Je vous remercie de cette question.
Je pense qu'il y a d'excellentes occasions de collaboration et de partenariats avec la communauté locale montréalaise ou, à l'échelle internationale, avec le Rwanda et les Rwandais.
Il existe une organisation fantastique à Montréal, du nom de Page Rwanda, qui fait un travail extraordinaire. Elle collabore activement avec le Montreal Institute for Genocide and Human Rights Studies. Je suis moi-même diplômé de l'Université Concordia et j'ai eu l'occasion de collaborer avec cet institut à divers projets, mais le financement demeure toujours un problème. Comme le Canada est un pays qui défend les droits internationaux de la personne, qui respecte les droits de la personne et les favorise à différents égards, je crois qu'il pourrait financer davantage des organisations aussi extraordinaires que Page Rwanda.
Je dois mentionner que c'est un sujet très sensible. Il y a de très nombreuses femmes au sein de la communauté locale canadienne comme dans le monde qui ne sont pas prêtes à parler de leur expérience personnelle. Pas seulement des femmes, d'ailleurs, c'est aussi le cas de bien des jeunes survivants ou des victimes qui sont le fruit des atrocités commises.

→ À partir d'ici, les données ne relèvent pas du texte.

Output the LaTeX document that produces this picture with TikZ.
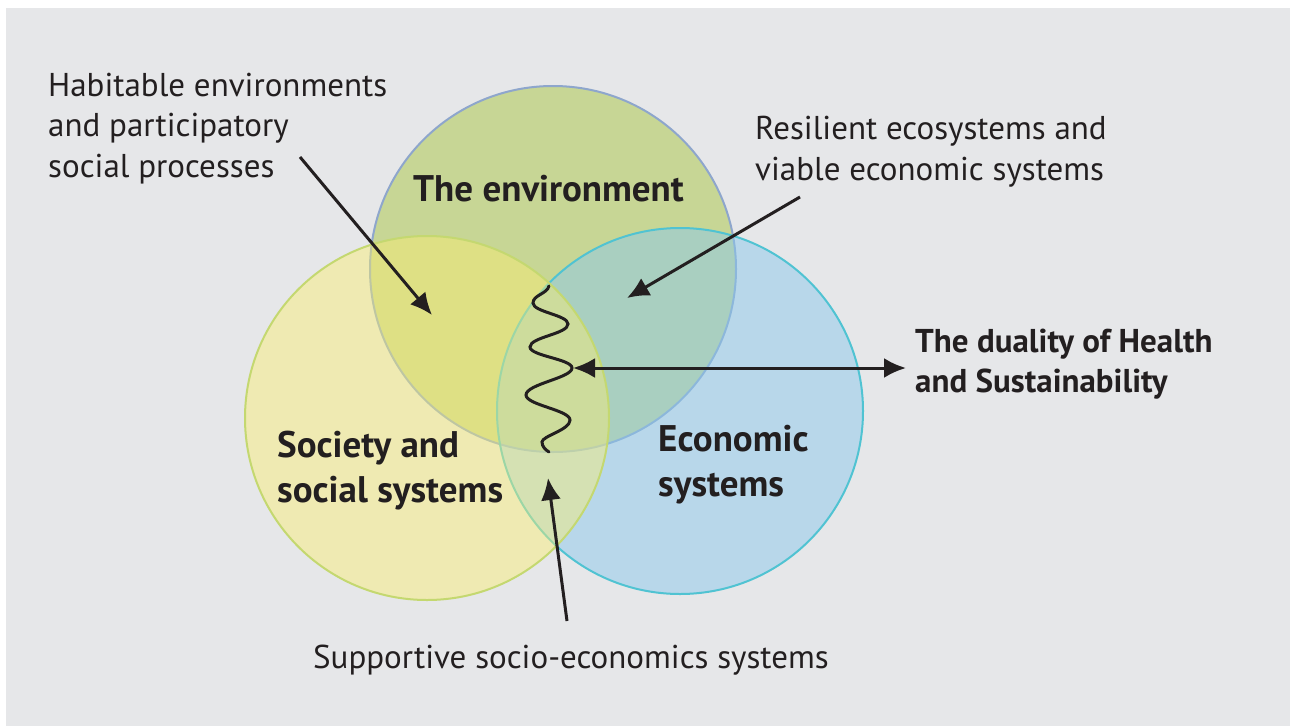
\documentclass[tikz,border=0pt]{standalone}
\usepackage{fontspec}
\setmainfont{PT Sans}
\usetikzlibrary{arrows.meta,positioning}
\definecolor{bg}{RGB}{230,231,233}
\definecolor{txt}{RGB}{35,31,32}
\definecolor{envfill}{RGB}{170,199,67}
\definecolor{envline}{RGB}{142,166,204}
\definecolor{ecofill}{RGB}{140,201,235}
\definecolor{ecoline}{RGB}{80,195,210}
\definecolor{socfill}{RGB}{250,238,113}
\definecolor{socline}{RGB}{196,216,112}
\tikzset{
  kor/.style={line width=2pt,fill opacity=0.5},
  lbl/.style={font=\fontsize{33}{40.5}\selectfont,align=left,text=txt,inner sep=0pt},
  fej/.style={font=\fontsize{37}{45}\selectfont\bfseries,align=left,text=txt,inner sep=0pt},
  nyil/.style={line width=3pt,draw=txt,-{Latex[length=22pt,width=20pt]}},
  kettos/.style={line width=3pt,draw=txt,{Latex[length=22pt,width=20pt]}-{Latex[length=22pt,width=20pt]}},
}

\begin{document}
\begin{tikzpicture}[x=1pt,y=-1pt]
  \useasboundingbox (0,0) rectangle (1290,726);
  \fill[white] (0,0) rectangle (1290,726);
  \fill[bg] (6,8) rectangle (1290,726);

  % the three circles
  \draw[kor,fill=envfill,draw=envline] (553,269) circle (183pt);
  \draw[kor,fill=ecofill,draw=ecoline] (680,411) circle (183pt);
  \draw[kor,fill=socfill,draw=socline,fill opacity=0.45] (427,418) circle (182pt);

  % circle titles (base = last line)
  \node[fej,anchor=base west] (envt) at (413,201) {The environment};
  \node[fej,anchor=base west] (soct) at (277,502) {Society and\\social systems};
  \node[fej,anchor=base west] (ecot) at (658,496) {Economic\\systems};

  % outer labels
  \node[lbl,anchor=base west] (hab) at (48,177) {Habitable environments\\and participatory\\social processes};
  \node[lbl,anchor=base west] (res) at (755,180) {Resilient ecosystems and\\viable economic systems};
  \node[lbl,anchor=base west] (sup) at (313,668) {Supportive socio-economics systems};
  \node[fej,anchor=base west,font=\fontsize{33}{40}\selectfont\bfseries] (dual) at (915,392) {The duality of Health\\and Sustainability};

  % wavy line in the middle
  \draw[line width=3pt,txt,line cap=round]
    (549,286) .. controls +(-2,8) and +(0,-8) .. (533,303)
              .. controls +(0,9) and +(0,-9) .. (568,324)
              .. controls +(0,10) and +(0,-10) .. (530,347)
              .. controls +(0,9) and +(0,-9) .. (572,368)
              .. controls +(0,10) and +(0,-11) .. (526,395)
              .. controls +(0,10) and +(0,-10) .. (570,420)
              .. controls +(0,10) and +(0,-6) .. (542,442)
              .. controls +(0,5) and +(-3,-2) .. (549,452);

  % arrows
  \coordinate (habtail) at (300,157);
  \coordinate (habtip) at (432,315);
  \coordinate (restail) at (800,197);
  \coordinate (restip) at (627,298);
  \coordinate (suptail) at (567,621);
  \coordinate (suptip) at (548,478);
  \coordinate (wave) at (573,368);
  \coordinate (dualtip) at (906,368);
  \draw[nyil] (habtail) -- (habtip);
  \draw[nyil] (restail) -- (restip);
  \draw[nyil] (suptail) -- (suptip);
  \draw[kettos] (wave) -- (dualtip);
\end{tikzpicture}
\end{document}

Je crois qu'on pourrait en faire plus avec plus de financement et d'appui de la communauté et du gouvernement, dans un genre de partenariat public-privé entre le Canada et les organismes sur le terrain. Nous savons que nous avons d'excellentes idées et des projets fantastiques, mais il faut habituellement de l'argent pour les réaliser. Il y en a qui portent fruit, mais je pense qu'avec une plus grande collaboration...

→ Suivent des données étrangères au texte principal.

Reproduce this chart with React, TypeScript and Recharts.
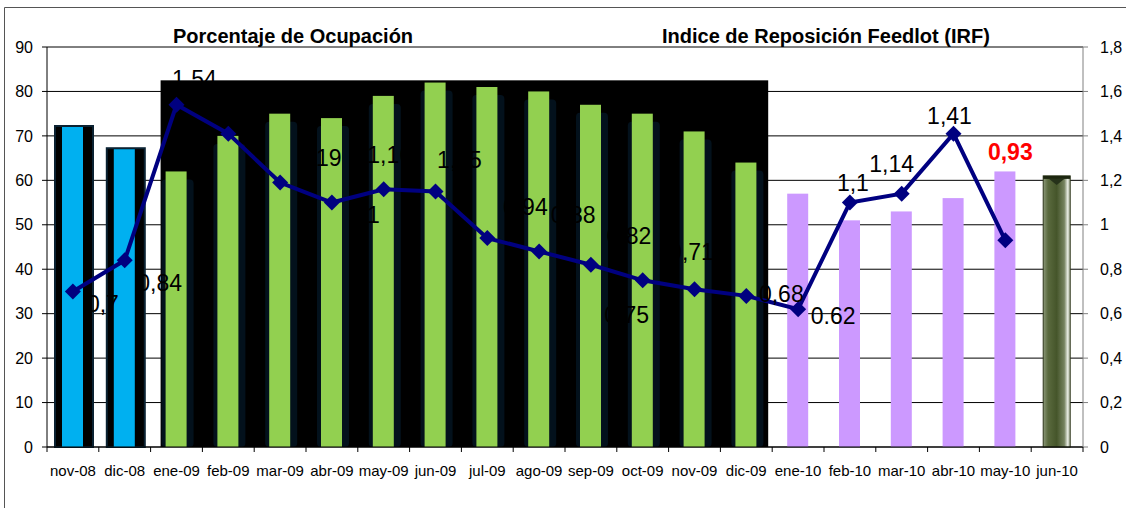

Je suis vraiment ravi que le Parlement du Canada aborde cette question. Cela montre l'engagement du Canada. Comme je l'ai mentionné, je suis très fier d'être citoyen canadien. Son engagement est là, donc nous pourrions travailler ensemble avec les organismes sur le terrain et les instituts de recherche pour en faire encore plus.
L'un des endroits où il pourrait y avoir une plus grande collaboration... En fait, il y a deux choses qui me viennent immédiatement à l'esprit, à la lumière de votre témoignage. Je me demande d'abord si Page Rwanda, ou même n'importe qui au sein de la communauté rwandaise, a un partenariat avec le ministère de la Citoyenneté et de l'Immigration concernant le parrainage de réfugiés.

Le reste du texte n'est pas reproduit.